| WHAT YOU WILL DO |
Output exactly the lines from the first line of the records below through the line containing "734), (343, 352)]", both included, leaving out any pictures.

Entries with chart source code

+ + + +

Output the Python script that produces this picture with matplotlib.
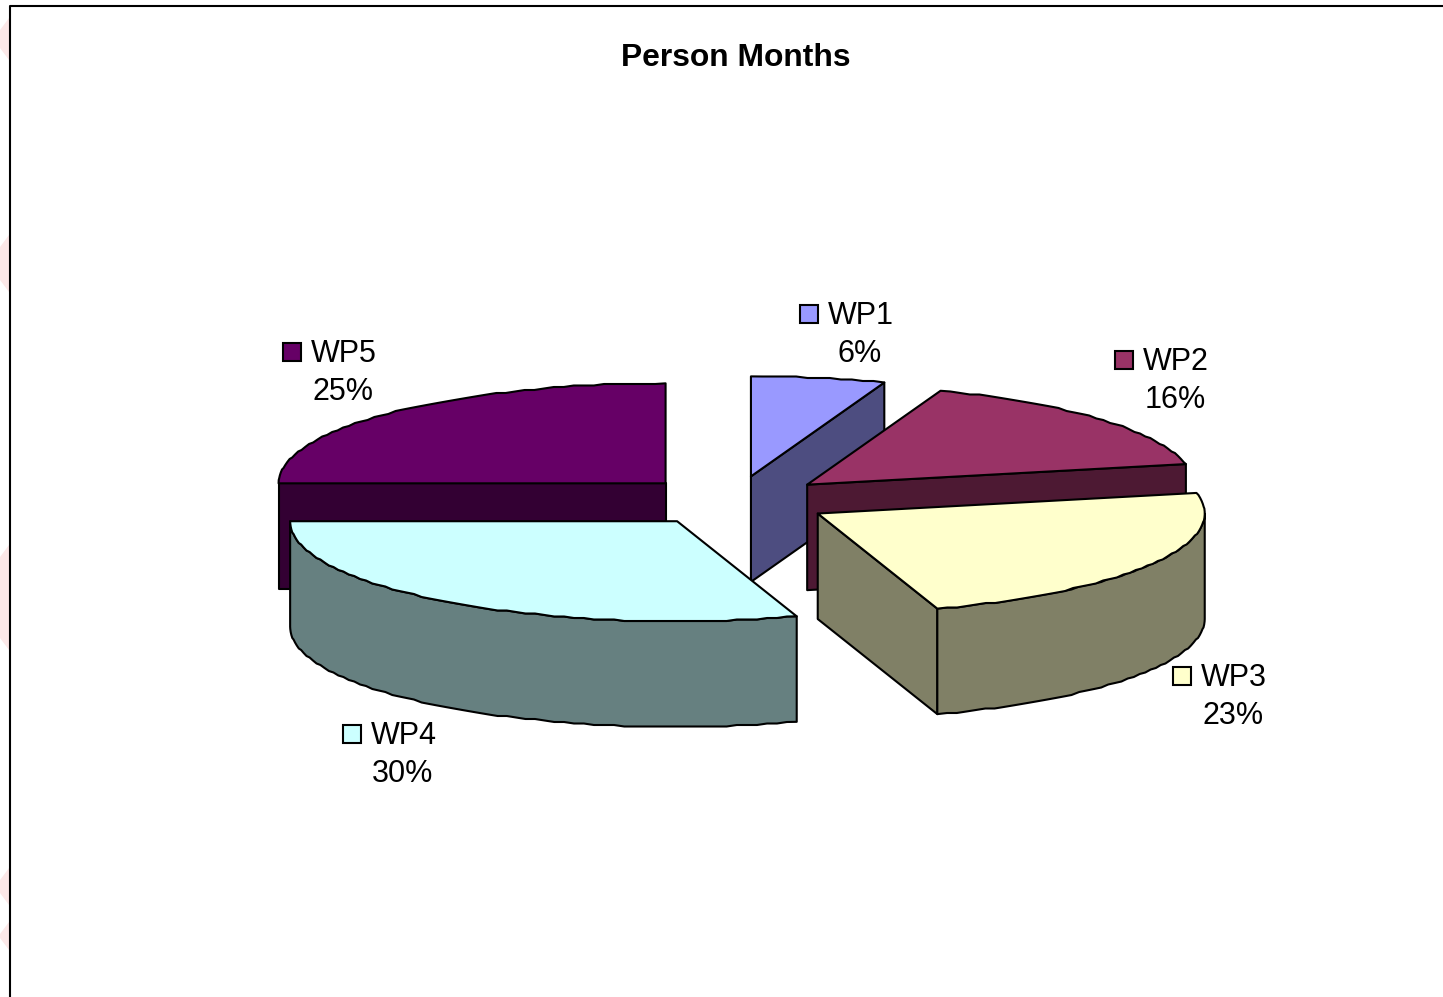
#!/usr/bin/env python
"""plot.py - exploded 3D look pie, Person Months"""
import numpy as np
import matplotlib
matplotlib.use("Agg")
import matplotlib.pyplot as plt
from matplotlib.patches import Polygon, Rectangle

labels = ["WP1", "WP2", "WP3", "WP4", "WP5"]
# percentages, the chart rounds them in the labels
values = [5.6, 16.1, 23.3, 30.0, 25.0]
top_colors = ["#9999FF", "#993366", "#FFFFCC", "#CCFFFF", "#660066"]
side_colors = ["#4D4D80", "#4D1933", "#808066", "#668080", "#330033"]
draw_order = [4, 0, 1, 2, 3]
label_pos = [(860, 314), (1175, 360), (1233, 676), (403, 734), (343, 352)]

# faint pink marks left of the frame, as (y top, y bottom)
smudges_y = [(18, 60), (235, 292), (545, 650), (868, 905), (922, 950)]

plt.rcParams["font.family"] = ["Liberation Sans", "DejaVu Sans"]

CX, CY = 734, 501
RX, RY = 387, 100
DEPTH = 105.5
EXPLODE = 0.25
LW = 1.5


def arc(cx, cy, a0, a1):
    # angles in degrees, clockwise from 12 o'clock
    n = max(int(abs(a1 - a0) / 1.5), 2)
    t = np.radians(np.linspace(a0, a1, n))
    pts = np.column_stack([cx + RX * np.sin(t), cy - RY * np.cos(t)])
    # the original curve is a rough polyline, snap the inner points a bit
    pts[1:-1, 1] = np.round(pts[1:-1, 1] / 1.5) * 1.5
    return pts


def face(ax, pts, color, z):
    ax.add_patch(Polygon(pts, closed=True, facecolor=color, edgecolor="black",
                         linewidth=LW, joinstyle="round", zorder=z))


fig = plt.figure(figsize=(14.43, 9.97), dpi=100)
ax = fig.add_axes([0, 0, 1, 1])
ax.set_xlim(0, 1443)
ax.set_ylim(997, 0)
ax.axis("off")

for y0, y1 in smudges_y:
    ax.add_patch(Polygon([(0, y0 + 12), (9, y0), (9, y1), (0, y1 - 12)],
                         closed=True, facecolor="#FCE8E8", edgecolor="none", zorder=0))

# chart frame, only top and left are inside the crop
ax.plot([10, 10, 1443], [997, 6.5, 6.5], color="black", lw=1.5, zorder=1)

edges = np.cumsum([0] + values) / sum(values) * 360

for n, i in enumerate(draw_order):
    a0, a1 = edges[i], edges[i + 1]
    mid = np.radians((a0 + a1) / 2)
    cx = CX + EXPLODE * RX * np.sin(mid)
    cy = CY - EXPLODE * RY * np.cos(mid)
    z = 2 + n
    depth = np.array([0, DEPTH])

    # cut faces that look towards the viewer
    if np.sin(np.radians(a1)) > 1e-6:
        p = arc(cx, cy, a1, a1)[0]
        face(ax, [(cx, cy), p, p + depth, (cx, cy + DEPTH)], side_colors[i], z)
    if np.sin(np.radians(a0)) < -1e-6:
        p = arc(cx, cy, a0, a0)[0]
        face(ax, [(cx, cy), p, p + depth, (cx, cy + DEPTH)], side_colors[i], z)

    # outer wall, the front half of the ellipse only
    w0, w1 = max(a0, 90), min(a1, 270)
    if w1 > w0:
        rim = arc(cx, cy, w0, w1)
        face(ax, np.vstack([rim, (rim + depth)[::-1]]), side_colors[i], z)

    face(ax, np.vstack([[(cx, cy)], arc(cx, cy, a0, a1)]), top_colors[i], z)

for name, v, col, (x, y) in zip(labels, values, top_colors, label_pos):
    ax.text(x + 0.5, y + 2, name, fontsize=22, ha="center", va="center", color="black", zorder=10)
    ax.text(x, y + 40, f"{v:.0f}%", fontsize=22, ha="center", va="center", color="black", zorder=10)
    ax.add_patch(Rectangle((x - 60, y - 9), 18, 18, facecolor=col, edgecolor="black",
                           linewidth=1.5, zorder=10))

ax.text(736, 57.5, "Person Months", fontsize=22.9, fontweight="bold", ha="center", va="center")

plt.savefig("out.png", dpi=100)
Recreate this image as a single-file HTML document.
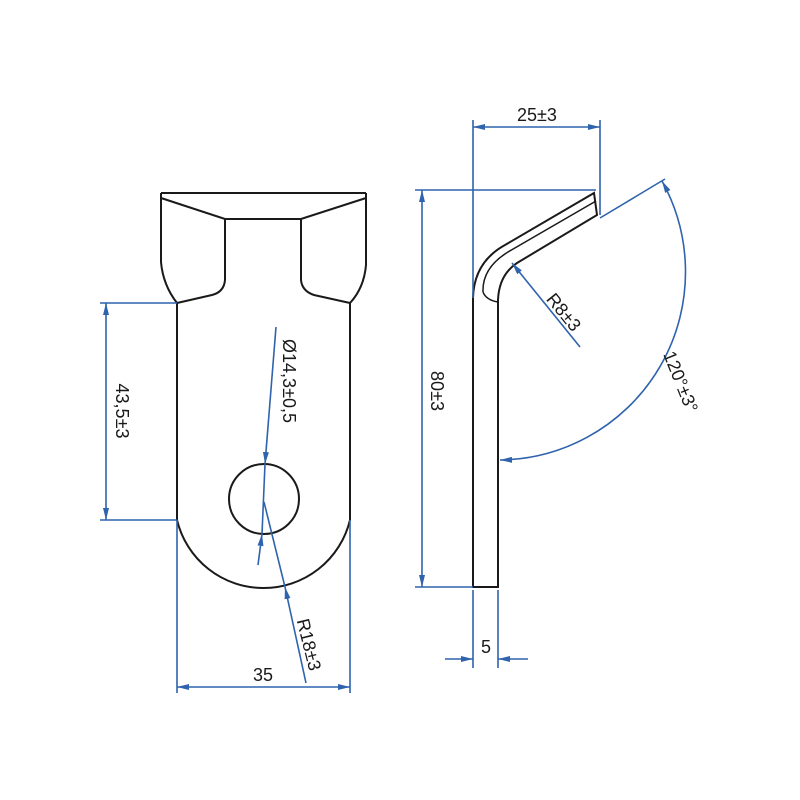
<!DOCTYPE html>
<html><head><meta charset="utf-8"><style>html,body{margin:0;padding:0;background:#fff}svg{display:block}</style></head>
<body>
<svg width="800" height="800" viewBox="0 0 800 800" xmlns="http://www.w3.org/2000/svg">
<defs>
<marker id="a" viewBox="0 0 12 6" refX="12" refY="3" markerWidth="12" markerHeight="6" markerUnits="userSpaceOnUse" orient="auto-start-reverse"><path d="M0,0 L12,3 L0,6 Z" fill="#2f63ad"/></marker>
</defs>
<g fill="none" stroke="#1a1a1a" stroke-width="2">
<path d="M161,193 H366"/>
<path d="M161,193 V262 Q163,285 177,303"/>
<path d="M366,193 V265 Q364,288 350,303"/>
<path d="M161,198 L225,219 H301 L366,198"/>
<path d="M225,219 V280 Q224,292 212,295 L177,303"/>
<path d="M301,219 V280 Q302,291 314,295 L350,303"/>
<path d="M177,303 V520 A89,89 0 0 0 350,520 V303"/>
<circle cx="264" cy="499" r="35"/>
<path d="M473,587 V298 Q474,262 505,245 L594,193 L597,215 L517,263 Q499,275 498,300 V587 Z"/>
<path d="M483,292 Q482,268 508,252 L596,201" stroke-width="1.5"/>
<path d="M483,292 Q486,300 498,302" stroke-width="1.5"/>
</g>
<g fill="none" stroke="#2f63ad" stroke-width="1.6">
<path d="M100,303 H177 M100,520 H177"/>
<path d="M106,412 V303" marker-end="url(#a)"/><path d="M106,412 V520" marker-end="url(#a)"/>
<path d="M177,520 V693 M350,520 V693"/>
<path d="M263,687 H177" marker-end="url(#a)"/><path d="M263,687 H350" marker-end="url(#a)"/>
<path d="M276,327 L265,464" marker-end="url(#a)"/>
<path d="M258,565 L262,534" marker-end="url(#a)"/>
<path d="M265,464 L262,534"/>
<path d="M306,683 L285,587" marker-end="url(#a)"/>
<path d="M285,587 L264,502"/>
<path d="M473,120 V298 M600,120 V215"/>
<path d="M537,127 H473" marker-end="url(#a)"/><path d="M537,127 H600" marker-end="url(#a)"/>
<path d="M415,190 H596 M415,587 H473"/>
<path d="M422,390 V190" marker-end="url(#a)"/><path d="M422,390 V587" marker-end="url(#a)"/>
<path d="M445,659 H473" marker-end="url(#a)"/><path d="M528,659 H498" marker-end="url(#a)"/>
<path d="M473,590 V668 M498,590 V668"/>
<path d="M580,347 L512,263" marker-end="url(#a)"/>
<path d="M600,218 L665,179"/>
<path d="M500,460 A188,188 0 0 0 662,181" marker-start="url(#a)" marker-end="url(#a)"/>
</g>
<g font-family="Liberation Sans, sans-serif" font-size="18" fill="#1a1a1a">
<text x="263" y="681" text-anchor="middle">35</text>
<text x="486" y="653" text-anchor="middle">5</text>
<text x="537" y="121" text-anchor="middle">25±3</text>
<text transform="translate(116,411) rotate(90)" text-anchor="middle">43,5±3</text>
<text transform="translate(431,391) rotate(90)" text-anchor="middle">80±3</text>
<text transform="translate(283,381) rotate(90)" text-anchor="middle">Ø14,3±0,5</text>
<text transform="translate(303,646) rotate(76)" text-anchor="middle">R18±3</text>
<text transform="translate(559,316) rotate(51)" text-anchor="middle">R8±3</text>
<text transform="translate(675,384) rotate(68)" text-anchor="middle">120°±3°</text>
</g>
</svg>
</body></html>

+ + + +

| TASK ANSWER |
Output the Python script that produces this picture with matplotlib.
#!/usr/bin/env python
"""plot.py - exploded 3D look pie, Person Months"""
import numpy as np
import matplotlib
matplotlib.use("Agg")
import matplotlib.pyplot as plt
from matplotlib.patches import Polygon, Rectangle

labels = ["WP1", "WP2", "WP3", "WP4", "WP5"]
# percentages, the chart rounds them in the labels
values = [5.6, 16.1, 23.3, 30.0, 25.0]
top_colors = ["#9999FF", "#993366", "#FFFFCC", "#CCFFFF", "#660066"]
side_colors = ["#4D4D80", "#4D1933", "#808066", "#668080", "#330033"]
draw_order = [4, 0, 1, 2, 3]
label_pos = [(860, 314), (1175, 360), (1233, 676), (403, 734), (343, 352)]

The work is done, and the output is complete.